Overwhelmed: I am sorry you have to carry this psychic weight. It’s just so wrong.

You might be adding to it needlessly with your guilt, though; that’s a weight you can drop. You say about your friends, for example, “I feel as if I’m wearing out my welcome on this topic.” Is that even true? Have you asked your friends that? Maybe these otherwise heavily insulated people want to do something, don’t want to be part of the problem themselves and are happy to do this for you. Maybe they can do more than that, too.

And viewing your location as selling out: That seems overly self-critical, too. There is a role to be played by people close to the problem, yes, but as a Black person in an “almost entirely White” area, you are important.

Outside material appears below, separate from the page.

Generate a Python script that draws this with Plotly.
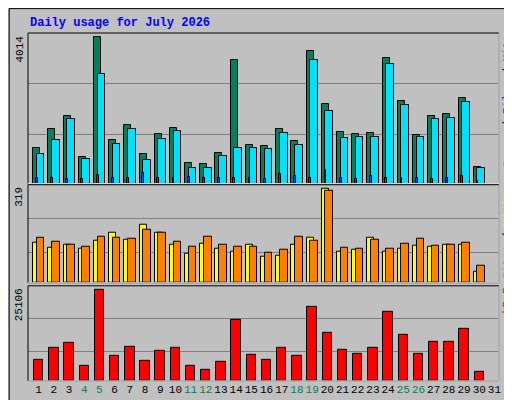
import plotly.graph_objects as go

days = list(range(1, 32))
hits = [990,1507,1862,745,4014,1208,1616,826,1371,1535,554,527,854,3387,1072,1044,1507,1181,3632,2189,1426,1371,1398,3442,2270,1344,1862,1916,2352,445,None]
pages = [826,1208,1780,690,3006,1099,1507,636,1235,1453,418,418,772,990,990,963,1398,1072,3387,1998,1262,1290,1290,3278,2161,1290,1780,1807,2243,418,None]
files = [145,160,120,120,227,160,160,282,160,160,190,160,160,145,160,120,254,200,160,363,160,120,200,160,160,145,120,145,200,64,None]
visits = [136,119,129,115,143,170,146,198,170,129,98,132,115,105,129,88,94,129,153,319,105,112,153,105,115,126,122,129,129,39,None]
sites = [153,139,129,122,157,153,150,181,170,139,122,157,129,122,122,101,112,157,143,312,119,115,146,115,132,150,126,129,136,60,None]
kbytes = [5956,9163,10537,4215,25106,6964,9438,5589,8338,9163,4215,3115,5315,16860,7239,5864,9163,6964,20433,13286,8613,7514,9163,19059,12737,7514,10812,10812,14386,2566,None]
weekend = {4,5,11,12,18,19,25,26}

GRAY = "#c0c0c0"
line = dict(color="black", width=1)
fig = go.Figure()
def bar(x, y, color, width, ya, name):
    fig.add_trace(go.Bar(x=x, y=y, width=width, marker=dict(color=color, line=line),
                         yaxis=ya, name=name, showlegend=False))

bar([d-0.13 for d in days], hits, "#00805c", 0.46, "y", "Hits")
bar([d+0.13 for d in days], pages, "#00e0ff", 0.5, "y", "Pages")
bar([d-0.12 for d in days], files, "#0040ff", 0.12, "y", "Files")
bar([d-0.13 for d in days], visits, "#ffff00", 0.46, "y2", "Visits")
bar([d+0.13 for d in days], sites, "#ff8000", 0.5, "y2", "Sites")
bar(days, kbytes, "#ff0000", 0.62, "y3", "KB F")

ticktext = [f'<span style="color:#00805c">{d}</span>' if d in weekend else str(d) for d in days]
font = "Liberation Mono, DejaVu Sans Mono, monospace"
yax = dict(showticklabels=False, ticks="", showgrid=True, gridcolor="#808080", gridwidth=1, zeroline=False, fixedrange=True)
fig.update_layout(
    width=512, height=400, paper_bgcolor=GRAY, plot_bgcolor=GRAY,
    margin=dict(l=20, r=21, t=25, b=24), barmode="overlay", bargap=0,
    font=dict(family=font, size=12, color="black"),
    xaxis=dict(range=[0.3, 31.3], tickvals=days, ticktext=ticktext, ticks="", showgrid=False,
               zeroline=False, tickangle=0, tickfont=dict(size=11), anchor="y3"),
    yaxis=dict(domain=[0.567, 1], range=[0, 4131], tickvals=[1345, 2734], **yax),
    yaxis2=dict(domain=[0.282, 0.564], range=[0, 334], tickvals=[105, 219], **yax),
    yaxis3=dict(domain=[0, 0.2735], range=[0, 26287], tickvals=[8160, 17140], **yax),
)
shapes = [
    dict(type="rect", xref="paper", yref="paper", x0=-0.04, x1=1.04, y0=-0.06, y1=1.07,
         line=dict(color="black", width=1), layer="below"),
]
for ya in ["y", "y2", "y3"]:
    shapes.append(dict(type="rect", xref="x domain", yref=f"{ya} domain", x0=0, x1=1, y0=0, y1=1,
                       line=dict(color="black", width=1), layer="above"))
    shapes.append(dict(type="line", xref="x domain", yref=f"{ya} domain", x0=1, x1=1, y0=0, y1=1,
                       line=dict(color="white", width=1), layer="above"))
    shapes.append(dict(type="line", xref="x domain", yref=f"{ya} domain", x0=0, x1=1, y0=0, y1=0,
                       line=dict(color="white", width=1), layer="above"))
fig.update_layout(shapes=shapes)

ann = [
    dict(text="<b>Daily usage for July 2026</b>", x=0, y=1, xref="paper", yref="paper", showarrow=False,
         font=dict(color="#0000ff", size=12, family=font), xanchor="left", yanchor="bottom", yshift=1),
]
for ya, label in [("y", "4014"), ("y2", "319"), ("y3", "25106")]:
    ann.append(dict(text=label, textangle=-90, xref="paper", yref=f"{ya} domain", x=0, y=1,
                    xanchor="right", yanchor="top", xshift=-1, showarrow=False, font=dict(size=11)))
right = [("y", '<span style="color:#00c8ff">Pages</span> / <span style="color:#0040ff">Files</span> / <span style="color:#00805c">Hits</span>'),
         ("y2", '<span style="color:#ff8000">Sites</span> / <span style="color:#ffff00">Visits</span>'),
         ("y3", '<span style="color:#ff0000">kB F</span>')]
for ya, label in right:
    ann.append(dict(text=label, textangle=-90, xref="paper", yref=f"{ya} domain", x=1, y=1,
                    xanchor="left", yanchor="top", xshift=0, showarrow=False, font=dict(size=11)))
fig.update_layout(annotations=ann)
fig.write_html("out.html")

That there are still “almost entirely White” areas is depressing at this point, and helps both explain and perpetuate injustice. Just being there processing this where people can see you is the opposite of selling out. It’s brave.

As for the balance of staying engaged vs. the grief and worry, my only advice is to listen to and respect your own needs and the cumulative weight of this stress. Courage is not the same thing as responsibility. You do what you need to be well.

  • I am White, and 35 years ago I moved from a very diverse, urban location to a small city in a neighboring state, one that was/is hugely conservative and almost exclusively White. Only in the past few years have I begun seeing a small increase in racial diversity. Each and every non-White face I see gives my heart hope for the kind of world I want to live in.
  • You are NOT wearing out your welcome. I have come to realize that beyond marching and phone calls to politicians, the single biggest thing I do is simply listen to my Black and Brown friends, without inserting myself or making it about me. I feel enormously grateful when a friend trusts me enough to vent. And I know I’m not alone in that. Please find your friends who can listen, and know that you’re actually giving the gift of trust, not overdrawing some fake friendship bank account.